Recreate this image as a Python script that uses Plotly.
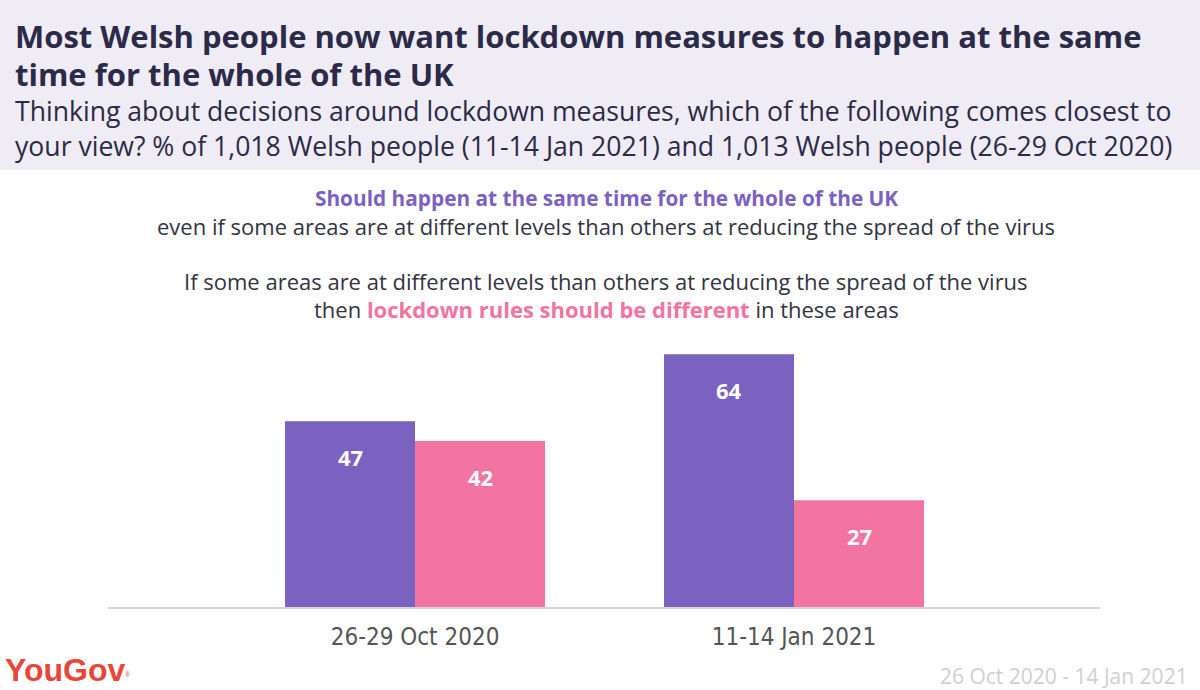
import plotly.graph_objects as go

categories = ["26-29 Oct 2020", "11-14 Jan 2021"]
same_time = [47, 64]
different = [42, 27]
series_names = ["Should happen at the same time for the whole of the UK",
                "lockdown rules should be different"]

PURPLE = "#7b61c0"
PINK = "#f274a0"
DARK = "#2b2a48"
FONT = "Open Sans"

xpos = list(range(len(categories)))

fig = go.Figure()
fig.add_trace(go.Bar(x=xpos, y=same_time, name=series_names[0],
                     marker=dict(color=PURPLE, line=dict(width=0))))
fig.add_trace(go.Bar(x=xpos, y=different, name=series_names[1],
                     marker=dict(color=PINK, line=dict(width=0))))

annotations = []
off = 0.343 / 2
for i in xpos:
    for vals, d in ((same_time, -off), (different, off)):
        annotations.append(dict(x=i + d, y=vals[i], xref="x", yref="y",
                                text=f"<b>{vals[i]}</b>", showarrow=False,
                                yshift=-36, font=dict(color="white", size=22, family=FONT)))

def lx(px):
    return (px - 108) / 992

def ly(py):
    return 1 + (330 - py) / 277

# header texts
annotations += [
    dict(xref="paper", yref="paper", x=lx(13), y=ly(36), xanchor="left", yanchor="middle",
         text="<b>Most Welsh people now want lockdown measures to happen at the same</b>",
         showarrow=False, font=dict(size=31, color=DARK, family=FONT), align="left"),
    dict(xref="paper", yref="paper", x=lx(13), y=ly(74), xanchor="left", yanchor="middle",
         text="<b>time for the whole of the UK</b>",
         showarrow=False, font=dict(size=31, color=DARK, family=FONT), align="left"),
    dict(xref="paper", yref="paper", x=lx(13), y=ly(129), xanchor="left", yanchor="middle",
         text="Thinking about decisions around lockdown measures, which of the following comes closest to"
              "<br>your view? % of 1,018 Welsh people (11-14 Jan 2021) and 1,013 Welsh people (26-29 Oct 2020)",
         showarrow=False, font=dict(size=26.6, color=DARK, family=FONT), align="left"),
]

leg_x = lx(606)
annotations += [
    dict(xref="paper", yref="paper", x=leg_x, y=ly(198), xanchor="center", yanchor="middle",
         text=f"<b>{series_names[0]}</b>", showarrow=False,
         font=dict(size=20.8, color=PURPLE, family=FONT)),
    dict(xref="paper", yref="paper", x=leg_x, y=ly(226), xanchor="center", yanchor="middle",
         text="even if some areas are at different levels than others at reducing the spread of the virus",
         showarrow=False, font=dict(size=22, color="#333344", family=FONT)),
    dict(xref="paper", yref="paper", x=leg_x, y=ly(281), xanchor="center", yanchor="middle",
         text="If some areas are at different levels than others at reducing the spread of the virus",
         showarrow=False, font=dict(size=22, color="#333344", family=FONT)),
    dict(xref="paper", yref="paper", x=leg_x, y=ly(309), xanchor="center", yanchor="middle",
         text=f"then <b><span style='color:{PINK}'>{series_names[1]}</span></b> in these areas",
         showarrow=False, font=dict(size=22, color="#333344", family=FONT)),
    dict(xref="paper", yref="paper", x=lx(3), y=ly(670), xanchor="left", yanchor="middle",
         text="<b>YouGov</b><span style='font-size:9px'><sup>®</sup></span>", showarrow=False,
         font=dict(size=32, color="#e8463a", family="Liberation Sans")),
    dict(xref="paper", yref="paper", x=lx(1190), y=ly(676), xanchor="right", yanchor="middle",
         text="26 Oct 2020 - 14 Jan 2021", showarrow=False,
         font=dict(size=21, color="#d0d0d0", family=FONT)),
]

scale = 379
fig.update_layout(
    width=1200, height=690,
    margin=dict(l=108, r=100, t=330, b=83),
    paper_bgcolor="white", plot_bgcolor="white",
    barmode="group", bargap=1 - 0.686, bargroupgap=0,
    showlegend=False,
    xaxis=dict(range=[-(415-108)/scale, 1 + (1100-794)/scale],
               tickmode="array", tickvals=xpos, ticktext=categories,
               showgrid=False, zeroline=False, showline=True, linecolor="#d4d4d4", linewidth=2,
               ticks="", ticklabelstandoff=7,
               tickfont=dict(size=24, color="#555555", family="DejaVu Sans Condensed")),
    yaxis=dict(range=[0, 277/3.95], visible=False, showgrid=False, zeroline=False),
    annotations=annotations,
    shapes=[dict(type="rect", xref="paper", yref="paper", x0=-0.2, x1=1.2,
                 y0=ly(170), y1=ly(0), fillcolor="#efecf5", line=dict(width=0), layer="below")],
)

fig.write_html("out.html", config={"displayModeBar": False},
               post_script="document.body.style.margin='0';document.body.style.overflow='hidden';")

########

● **Exercise aim**
From the first line of the material down to the line containing "xpos = list(range(len(categories)))", inclusive, return each line exactly, skipping any picture.

● **Output**
Recreate this image as a Python script that uses Plotly.
import plotly.graph_objects as go

categories = ["26-29 Oct 2020", "11-14 Jan 2021"]
same_time = [47, 64]
different = [42, 27]
series_names = ["Should happen at the same time for the whole of the UK",
                "lockdown rules should be different"]

PURPLE = "#7b61c0"
PINK = "#f274a0"
DARK = "#2b2a48"
FONT = "Open Sans"

xpos = list(range(len(categories)))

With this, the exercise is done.